We started our hike, heading up to the first geocache. There were some high clouds in the sky, but they weren't really blocking the sun much so it was a warm day, perfect hiking/geocaching weather.
The first cache took the most time, mostly because we didn't find it right away and so resorted to the hint which threw us off of our game. At one point, I spotted a rattlesnake in a rock crevasse near the cache. I wasn't quite sure what I was looking at, at the time, but once it moved and rattled, I made a hasty retreat. Eventually we spotted the cache and moved on down the trail. I took the first shot from that cache spot.
As the day went on, we found a variety of caches, stopped for a quick bite to eat and to allow one of my friend's dog to rest her feet in the shade. The sun had heated up the trail and it was rather hot for her out there. At the next to last cache, we ended up soaking her feet quite extensively, then started back down the road that paralleled the Pacific Crest Trail. By taking the road back, we shaved about a mile and a half off of our return hike, still getting a nice 5.34 mile hike in.
There was a cache alongside the road and by this time, we could tell it would be better to rest the dog here. Her owner stayed with her while my other friend and I hiked the rest of the way along the road to retrieve the car. By the time we got back to the pullout, our friend had found the last cache.
In reality, this wasn't planned to be our last cache, but it worked out that way, because sometimes things happen. When we go geocaching, our unwritten rule is, whoever retrieves the cache needs to replace it. We do this because that person knows where it was exactly hidden. I've been in a group where another person re-hid the cache and we accidentally lost it because he put it where he thought I'd found it and ended up dropping it down a hole where it was non-retrievable.
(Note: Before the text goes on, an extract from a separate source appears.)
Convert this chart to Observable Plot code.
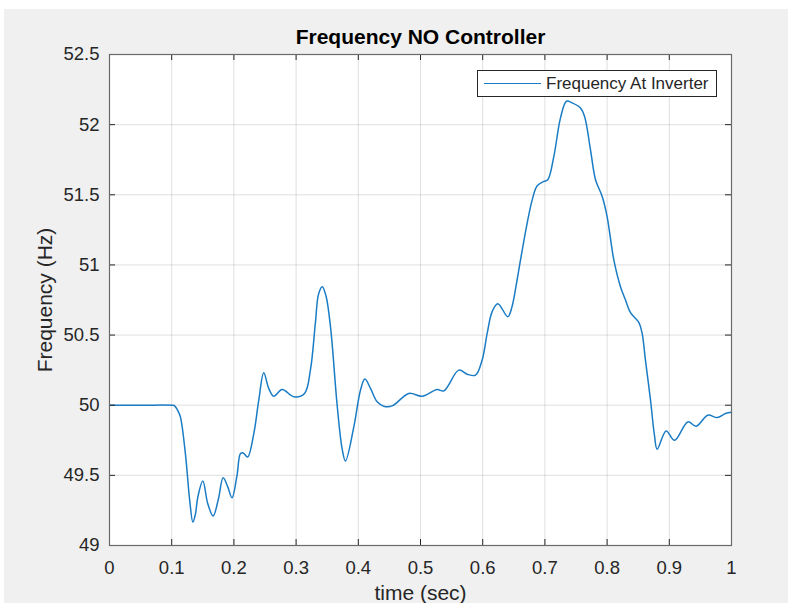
<!DOCTYPE html>
<html>
<head>
<meta charset="utf-8">
<script src="https://cdn.jsdelivr.net/npm/d3@7"></script>
<script src="https://cdn.jsdelivr.net/npm/@observablehq/plot@0.6"></script>
<style>
  html, body { margin: 0; padding: 0; background: #ffffff; }
  body { width: 788px; height: 603px; overflow: hidden; position: relative; font-family: "Liberation Sans", Arial, Helvetica, sans-serif; }
  #bg { position: absolute; left: 4px; top: 9px; right: 0; bottom: 0; background: #f0f0f0; }
  #chart { position: absolute; left: 0; top: 0; }
  #legend { position: absolute; left: 477px; top: 70px; width: 238px; height: 25px; border: 1px solid #262626; background: #ffffff; }
  #legend .swatch { position: absolute; left: 6px; top: 12px; width: 57px; height: 0; border-top: 1.4px solid #1a7cc4; }
  #legend .label { position: absolute; left: 68px; top: 3px; font-size: 17px; line-height: 19px; color: #262626; white-space: nowrap; }
</style>
</head>
<body>
<div id="bg"></div>
<div id="chart"></div>
<div id="legend"></div>
<script>
// ---- data ----
const titleText = "Frequency NO Controller";
const xLabel = "time (sec)";
const yLabel = "Frequency (Hz)";
const seriesName = "Frequency At Inverter";

const xTicks = [0, 0.1, 0.2, 0.3, 0.4, 0.5, 0.6, 0.7, 0.8, 0.9, 1];
const yTicks = [49, 49.5, 50, 50.5, 51, 51.5, 52, 52.5];

const time = [
  0.000, 0.050, 0.100, 0.104, 0.110, 0.114, 0.122, 0.129, 0.134, 0.138,
  0.142, 0.150, 0.158, 0.1666, 0.175, 0.1827, 0.190, 0.197, 0.205, 0.2106,
  0.215, 0.222, 0.232, 0.240, 0.248, 0.256, 0.264, 0.2776, 0.2964, 0.3135,
  0.323, 0.331, 0.336, 0.342, 0.348, 0.3553, 0.366, 0.374, 0.3794, 0.3928,
  0.4035, 0.4105, 0.4196, 0.4303, 0.441, 0.4545, 0.4812, 0.5026, 0.5268, 0.5375,
  0.5616, 0.575, 0.5884, 0.599, 0.6072, 0.6152, 0.6243, 0.6404, 0.647, 0.654,
  0.6608, 0.6715, 0.6796, 0.6876, 0.6984, 0.7047, 0.7144, 0.7251, 0.7347, 0.7438,
  0.7572, 0.7637, 0.7733, 0.7814, 0.7921, 0.800, 0.8108, 0.8215, 0.8296, 0.8376,
  0.851, 0.8563, 0.8617, 0.8698, 0.876, 0.8805, 0.8949, 0.9084, 0.9298, 0.9432,
  0.9619, 0.977, 0.9904, 1.000
];
const freq = [
  50.000, 50.000, 50.000, 49.998, 49.960, 49.917, 49.655, 49.320, 49.167, 49.220,
  49.345, 49.459, 49.298, 49.210, 49.330, 49.483, 49.420, 49.340, 49.500, 49.655,
  49.660, 49.631, 49.798, 50.036, 50.231, 50.120, 50.064, 50.112, 50.060, 50.084,
  50.250, 50.586, 50.790, 50.845, 50.780, 50.560, 50.000, 49.690, 49.602, 49.845,
  50.107, 50.186, 50.120, 50.024, 49.993, 49.995, 50.084, 50.064, 50.112, 50.102,
  50.250, 50.221, 50.214, 50.320, 50.512, 50.667, 50.724, 50.631, 50.700, 50.860,
  51.036, 51.298, 51.464, 51.564, 51.595, 51.607, 51.774, 52.048, 52.167, 52.155,
  52.119, 52.060, 51.821, 51.607, 51.488, 51.345, 51.036, 50.845, 50.750, 50.660,
  50.590, 50.512, 50.320, 50.036, 49.790, 49.686, 49.817, 49.750, 49.881, 49.850,
  49.929, 49.912, 49.941, 49.950
];

const data = time.map((t, i) => ({t, f: freq[i]}));

// ---- layout ----
const W = 788, H = 603;
const mL = 109, mR = 57, mT = 54, mB = 58;
const innerW = W - mL - mR;
const innerH = H - mT - mB;
const tickLen = 6;
const axisColor = "#262626";

const chart = Plot.plot({
  width: W,
  height: H,
  marginLeft: mL,
  marginRight: mR,
  marginTop: mT,
  marginBottom: mB,
  style: {
    background: "transparent",
    fontFamily: "'Liberation Sans', Arial, Helvetica, sans-serif",
    fontSize: "18.5px",
    color: axisColor,
    overflow: "visible"
  },
  x: {domain: [0, 1]},
  y: {domain: [49, 52.5]},
  marks: [
    Plot.frame({fill: "white", stroke: null}),
    Plot.gridX(xTicks, {stroke: axisColor, strokeOpacity: 0.15}),
    Plot.gridY(yTicks, {stroke: axisColor, strokeOpacity: 0.15}),
    Plot.line(data, {x: "t", y: "f", stroke: "#1a7cc4", strokeWidth: 1.5, curve: "catmull-rom"}),
    Plot.ruleX(xTicks, {x: d => d, insetTop: innerH - tickLen, stroke: axisColor}),
    Plot.ruleX(xTicks, {x: d => d, insetBottom: innerH - tickLen, stroke: axisColor}),
    Plot.ruleY(yTicks, {y: d => d, insetRight: innerW - tickLen, stroke: axisColor}),
    Plot.ruleY(yTicks, {y: d => d, insetLeft: innerW - tickLen, stroke: axisColor}),
    Plot.axisX(xTicks, {tickSize: 0, tickPadding: 15, tickFormat: d => String(d), label: null, fill: axisColor}),
    Plot.axisY(yTicks, {tickSize: 0, tickPadding: 10, tickFormat: d => String(d), label: null, fill: axisColor}),
    Plot.frame({stroke: "#6a6a6a", strokeWidth: 1.2}),
    Plot.text([xLabel], {frameAnchor: "bottom", dy: 48, fontSize: 21, lineAnchor: "middle", textAnchor: "middle", fill: axisColor}),
    Plot.text([yLabel], {frameAnchor: "left", dx: -64, rotate: -90, fontSize: 21, lineAnchor: "middle", textAnchor: "middle", fill: axisColor}),
    Plot.text([titleText], {frameAnchor: "top", dy: -17, fontSize: 21, fontWeight: "bold", lineAnchor: "middle", textAnchor: "middle", fill: "#000000"})
  ]
});
document.getElementById("chart").appendChild(chart);

const legend = document.getElementById("legend");
const sw = document.createElement("div");
sw.className = "swatch";
const lb = document.createElement("div");
lb.className = "label";
lb.textContent = seriesName;
legend.appendChild(sw);
legend.appendChild(lb);
</script>
</body>
</html>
As our friend returned the cache, he decided to place a rock on top of the cache to keep it in place and to add an additional layer of camouflage to the hide. Had he not done that, I wouldn't be writing this story and we would have gotten a couple of more cache finds before we called it a day.
The rattlesnake, lying nearby, took exception to my friend placing that rock there, and bit my friend on the hand. The snake had been there all along, but for whatever reason, didn't make its presence known when he retrieved the cache, nor did it rattle when he replaced the cache. It just bit him when he tried to place the rock and then rattled. Biting and then rattling, I think, is fairly typical of baby rattlers, which this one was. The photo is not the rattler in question, just another rattlesnake that I've encountered while out geocaching.
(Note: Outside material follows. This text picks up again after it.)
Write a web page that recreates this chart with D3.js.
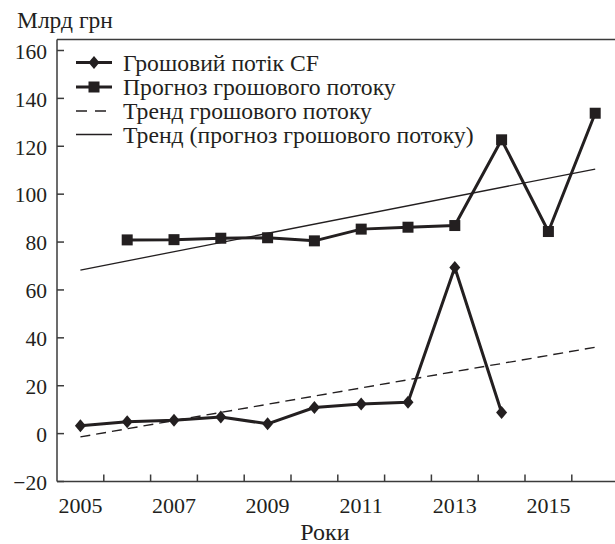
<!DOCTYPE html>
<html><head><meta charset="utf-8">
<script src="https://cdn.jsdelivr.net/npm/d3@7"></script>
<style>
html,body{margin:0;padding:0;background:#fff;}
svg{display:block;}
text{font-family:"Liberation Serif","Times New Roman",serif;fill:#231f20;}
</style></head>
<body>
<svg id="chart" width="615" height="544"></svg>
<script>
// ---- data ----
const years = [2005,2006,2007,2008,2009,2010,2011,2012,2013,2014,2015,2016];
const xTickLabels = [2005,2007,2009,2011,2013,2015];
const yTicks = [-20,0,20,40,60,80,100,120,140,160];
const cfYears = [2005,2006,2007,2008,2009,2010,2011,2012,2013,2014];
const cfValues = [3.3,5.0,5.6,6.9,4.1,10.9,12.4,13.1,69.4,8.8];
const fcYears = [2006,2007,2008,2009,2010,2011,2012,2013,2014,2015,2016];
const fcValues = [80.9,81.0,81.6,81.8,80.5,85.4,86.2,86.9,122.7,84.4,133.8];
const trendCF = [{year:2005, v:-1.4},{year:2016, v:36.1}];
const trendFC = [{year:2005, v:68.3},{year:2016, v:110.5}];
const legendLabels = ["Грошовий потік CF","Прогноз грошового потоку","Тренд грошового потоку","Тренд (прогноз грошового потоку)"];
const yUnit = "Млрд грн";
const xTitle = "Роки";

(function(){
// ---- layout ----
const ink = "#231f20", axisCol = "#3b3b3b";
const svg = d3.select("#chart");
const pLeft = 57, pRight = 618.6, pTop = 39.5, pBottom = 481.5;
const x = d3.scaleBand().domain(years).range([pLeft, pRight]).padding(0);
const cx = d => x(d) + x.bandwidth()/2;
const y = d3.scaleLinear().domain([-20,160]).range([481.5, 50.5]);

// frame
svg.append("line").attr("x1",pLeft).attr("x2",615).attr("y1",pTop).attr("y2",pTop)
  .attr("stroke",axisCol).attr("stroke-width",1.5);
svg.append("line").attr("x1",pLeft).attr("x2",pLeft).attr("y1",pTop).attr("y2",pBottom)
  .attr("stroke",axisCol).attr("stroke-width",1.5);
svg.append("line").attr("x1",pLeft).attr("x2",615).attr("y1",pBottom).attr("y2",pBottom)
  .attr("stroke",axisCol).attr("stroke-width",1.5);

// y axis
const yAxis = d3.axisLeft(y).tickValues(yTicks).tickSize(0).tickPadding(10)
  .tickFormat(d => d < 0 ? "\u2212" + Math.abs(d) : d);
const gy = svg.append("g").attr("transform",`translate(${pLeft},0)`).call(yAxis);
gy.select(".domain").remove();
gy.selectAll("text").attr("font-size",21.5).attr("fill",ink)
  .attr("font-family",'"Liberation Serif",serif').attr("dy","0.36em");
svg.append("g").selectAll("line").data(yTicks).join("line")
  .attr("x1",pLeft).attr("x2",pLeft+7).attr("y1",d=>y(d)).attr("y2",d=>y(d))
  .attr("stroke",axisCol).attr("stroke-width",1.5);

// x axis labels
const xAxis = d3.axisBottom(x).tickValues(xTickLabels).tickSize(0).tickPadding(16);
const gx = svg.append("g").attr("transform",`translate(0,${pBottom})`).call(xAxis);
gx.select(".domain").remove();
gx.selectAll("text").attr("font-size",22).attr("fill",ink)
  .attr("font-family",'"Liberation Serif",serif');
svg.append("g").selectAll("line").data(years.slice(1)).join("line")
  .attr("x1",d=>x(d)).attr("x2",d=>x(d)).attr("y1",pBottom).attr("y2",pBottom-7)
  .attr("stroke",axisCol).attr("stroke-width",1.5);

// titles
svg.append("text").attr("x",17).attr("y",28).attr("font-size",23.5).text(yUnit);
svg.append("text").attr("x",325).attr("y",540).attr("text-anchor","middle").attr("font-size",24).text(xTitle);

// trend lines
const tline = d3.line().x(d=>cx(d.year)).y(d=>y(d.v));
svg.append("path").attr("d",tline(trendCF)).attr("fill","none").attr("stroke",ink)
  .attr("stroke-width",1.3).attr("stroke-dasharray","10,6");
svg.append("path").attr("d",tline(trendFC)).attr("fill","none").attr("stroke",ink)
  .attr("stroke-width",1.3);

// series
const sline = d3.line().x(d=>cx(d[0])).y(d=>y(d[1]));
const cf = cfYears.map((d,i)=>[d,cfValues[i]]);
const fc = fcYears.map((d,i)=>[d,fcValues[i]]);
svg.append("path").attr("d",sline(cf)).attr("fill","none").attr("stroke",ink).attr("stroke-width",3).attr("stroke-linejoin","round");
svg.append("path").attr("d",sline(fc)).attr("fill","none").attr("stroke",ink).attr("stroke-width",3).attr("stroke-linejoin","round");

const diamond = (px,py,w=11,h=13) => `M${px},${py-h/2}L${px+w/2},${py}L${px},${py+h/2}L${px-w/2},${py}Z`;
svg.append("g").selectAll("path").data(cf).join("path")
  .attr("d",d=>diamond(cx(d[0]),y(d[1]))).attr("fill",ink);
svg.append("g").selectAll("rect").data(fc).join("rect")
  .attr("x",d=>cx(d[0])-5.5).attr("y",d=>y(d[1])-5.5).attr("width",11).attr("height",11).attr("fill",ink);

// legend
const lg = svg.append("g");
const rows = [62.5, 87, 111, 134.5];
const lx1 = 76, lx2 = 112, lxm = 94;
lg.append("line").attr("x1",lx1).attr("x2",lx2).attr("y1",rows[0]).attr("y2",rows[0]).attr("stroke",ink).attr("stroke-width",3);
lg.append("path").attr("d",diamond(lxm,rows[0])).attr("fill",ink);
lg.append("line").attr("x1",lx1).attr("x2",lx2).attr("y1",rows[1]).attr("y2",rows[1]).attr("stroke",ink).attr("stroke-width",3);
lg.append("rect").attr("x",lxm-5.5).attr("y",rows[1]-5.5).attr("width",11).attr("height",11).attr("fill",ink);
lg.append("line").attr("x1",lx1).attr("x2",lx2).attr("y1",rows[2]).attr("y2",rows[2]).attr("stroke",ink).attr("stroke-width",1.3).attr("stroke-dasharray","11,8");
lg.append("line").attr("x1",lx1).attr("x2",lx2).attr("y1",rows[3]).attr("y2",rows[3]).attr("stroke",ink).attr("stroke-width",1.3);
lg.selectAll("text").data(legendLabels).join("text")
  .attr("x",123).attr("y",(d,i)=>rows[i]+8).attr("font-size",23.7).text(d=>d);
})();
</script>
</body></html>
Our first order of business was calming our friend down and then getting him to a local hospital. We decided to take him to Loma Linda, which was the closest and also the best equipped hospital in the area to handle snake bites. Coincidentally, my other friend with us had been bitten by a rattlesnake a couple of years ago. I mentioned it, in this post from my other blog.
Needless to say, we got him down off the mountain and at the hospital in 45 minutes without having to drive recklessly in the process. And it is amazing how many people you get to bypass at the emergency room door by say those two magical words, rattlesnake bite. We got pushed to the front of the line very quickly, they took his vitals and got us into the emergency room right away. As of this writing, he's still in the hospital, undergoing treatment but appears to be improving.
What this leads to is a public service announcement. Snakes are out there and they are common. I overheard a nurse in the ER say the hospital is getting between 1 to 2 snakebites victims per week. And I have to say we're fairly careful, yet one of us still got bit yesterday. Things happen, so be prepared, be calm should it happen and seek medical attention right away.